Jump enters Major League Soccer through one of the league's most successful clubs, expands its NWSL footprint, and establishes a new model for teams operating in shared venues.
Seattle Sounders FC and Seattle Reign FC have selected Jump to power their end-to-end fan experience, ticketing, and data platform beginning in 2027. The partnership marks Jump's first entry into Major League Soccer and adds a third NWSL club to its growing presence in women's soccer. More broadly, it's one of the clearest signals yet that professional sports teams are moving toward owning their fan relationships—even in the most complex stadium environments. Both clubs play at Lumen Field, one of North America's largest and most demanding venues, hosting MLS and NWSL matches alongside NFL games, major concerts, and international events. The Sounders and Reign will operate on Jump. Concerts and other non-soccer events will continue to be available on Ticketmaster.
A New Model for Shared Venues
The Seattle partnership redefines how ticketing infrastructure works inside shared venues. Each club operates independently, controlling its fan experience, data, and commercial strategy without disrupting broader venue operations. It's a clean separation that gives sports teams what they need without forcing a venue-wide overhaul. The Minnesota Timberwolves and Lynx run the same model at Target Center, where Jump powers the full fan experience for both NBA and WNBA clubs while other events use AXS or Ticketmaster.
Entering MLS at Scale
The Sounders are one of MLS's most successful franchises with multiple Cup titles, a Concacaf Champions League title, and a consistent place among the league's attendance leaders. Seattle Reign FC brings the same standard to the women's game, with multiple NWSL Shield titles and one of the league's most recognized brands. Together, they represent the full spectrum of professional soccer: two distinct fan bases, two commercial strategies, one shared infrastructure—all on Jump.

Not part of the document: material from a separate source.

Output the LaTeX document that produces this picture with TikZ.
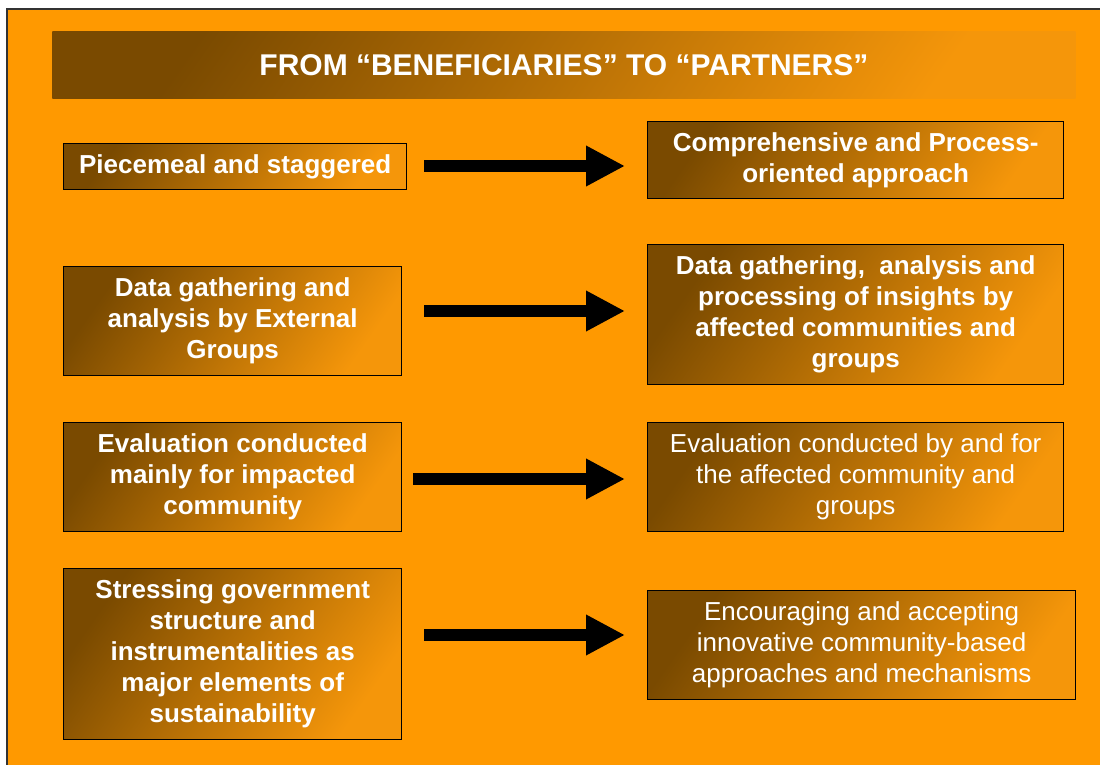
\documentclass[tikz,border=0pt]{standalone}
\usepackage{fontspec}
\setmainfont{Liberation Sans}
\usepackage{tikz}
\usetikzlibrary{arrows.meta,calc}
\definecolor{bgorange}{RGB}{255,153,0}
\definecolor{boxdark}{RGB}{122,74,0}
\definecolor{boxmid}{RGB}{150,88,2}
\definecolor{boxlight}{RGB}{245,150,10}

\begin{document}
\begin{tikzpicture}[x=0.5pt,y=-0.5pt,
  shadebox/.style={anchor=north west,inner sep=0pt,align=center,text=white,
    top color=boxdark,middle color=boxmid,bottom color=boxlight,shading angle=55,
    font=\fontsize{13}{15.5}\selectfont\bfseries},
  oldbox/.style={shadebox,draw=black,line width=0.7pt},
  newbox/.style={shadebox,draw=black,line width=0.7pt},
  plainbox/.style={newbox,font=\fontsize{13}{15.5}\selectfont},
  bigarrow/.style={line width=6pt,-{Triangle[length=19.5pt,width=19pt]},shorten >=11pt}]
\useasboundingbox (0,0) rectangle (1100,765);
\fill[white] (0,0) rectangle (1100,765);
\filldraw[fill=bgorange,draw=black!80,line width=1pt] (7,9) rectangle (1115,790);

% title
\node[shadebox,minimum width=511.5pt,minimum height=33.5pt,
  font=\fontsize{15}{18}\selectfont\bfseries] (title) at (52,31)
  {FROM \textquotedblleft BENEFICIARIES\textquotedblright{} TO \textquotedblleft PARTNERS\textquotedblright};

% old way
\node[oldbox,minimum width=171.5pt,minimum height=23pt] (l1) at (63,143) {Piecemeal and staggered};
\node[oldbox,minimum width=169pt,minimum height=54.5pt] (l2) at (63,266)
  {Data gathering and\\analysis by External\\Groups};
\node[oldbox,minimum width=169pt,minimum height=54.5pt] (l3) at (63,422)
  {Evaluation conducted\\mainly for impacted\\community};
\node[oldbox,minimum width=169pt,minimum height=85.5pt] (l4) at (63,568)
  {Stressing government\\structure and\\instrumentalities as\\major elements of\\sustainability};

% new way
\node[newbox,minimum width=208pt,minimum height=38.5pt] (r1) at (647,121)
  {Comprehensive and Process-\\oriented approach};
\node[newbox,minimum width=208pt,minimum height=70pt] (r2) at (647,244)
  {Data gathering,\ \ analysis and\\processing of insights by\\affected communities and\\groups};
\node[plainbox,minimum width=208pt,minimum height=54.5pt] (r3) at (647,422)
  {Evaluation conducted by and for\\the affected community and\\groups};
\node[plainbox,minimum width=214pt,minimum height=54.5pt] (r4) at (647,590)
  {Encouraging and accepting\\innovative community-based\\approaches and mechanisms};

% arrows
\draw[bigarrow,shorten <=8.5pt] (l1.east |- 0,166) -- (r1.west |- 0,166);
\draw[bigarrow,shorten <=11pt] (l2.east |- 0,311) -- (r2.west |- 0,311);
\draw[bigarrow,shorten <=5.5pt] (l3.east |- 0,479) -- (r3.west |- 0,479);
\draw[bigarrow,shorten <=11pt] (l4.east |- 0,635) -- (r4.west |- 0,635);
\end{tikzpicture}
\end{document}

Operator Validation That Matters
The decision was led by Sounders and Reign President Hugh Weber, who brings more than two decades of leadership experience across the NBA, NFL, NHL, and MLS, as well as firsthand experience working across the ticketing landscape. The Sounders and Reign have operated on both Ticketmaster and SeatGeek over the past decade. Choosing Jump is a deliberate move toward a platform built specifically for what professional sports teams actually need. That kind of validation from a seasoned operator carries real weight.
Direct-to-Fan. AI-Powered. Built for What's Next
With Jump, both clubs move to a fully direct-to-fan operating model. One platform for ticketing, messaging, fan identity, and the digital matchday experience. One account for fans to manage tickets, transfers, resale, add-ons, upsells, and communications all in one place. For the clubs, it means a complete, first-party view of every fan. No fragmented systems. No third-party marketplaces keeping the data. Just real relationships, clear attribution, and the ability to act on what they know. Jump's agentic AI goes further by automating inventory management, pricing, and offer creation, so operators can focus on strategy rather than repetitive manual work.
What This Means
For too long, fans have been the product, not the priority. Legacy platforms extracted fees at checkout, fragmented the experience, and kept the data. Teams got a check. Fans got friction. Jump flips that equation. Sounders and Reign supporters get a single account that travels with them, an organization that actually knows them, and a fan experience that gets better the more the club learns. That's what direct-to-fan means in practice. The change takes effect in 2027. But what it represents is already underway.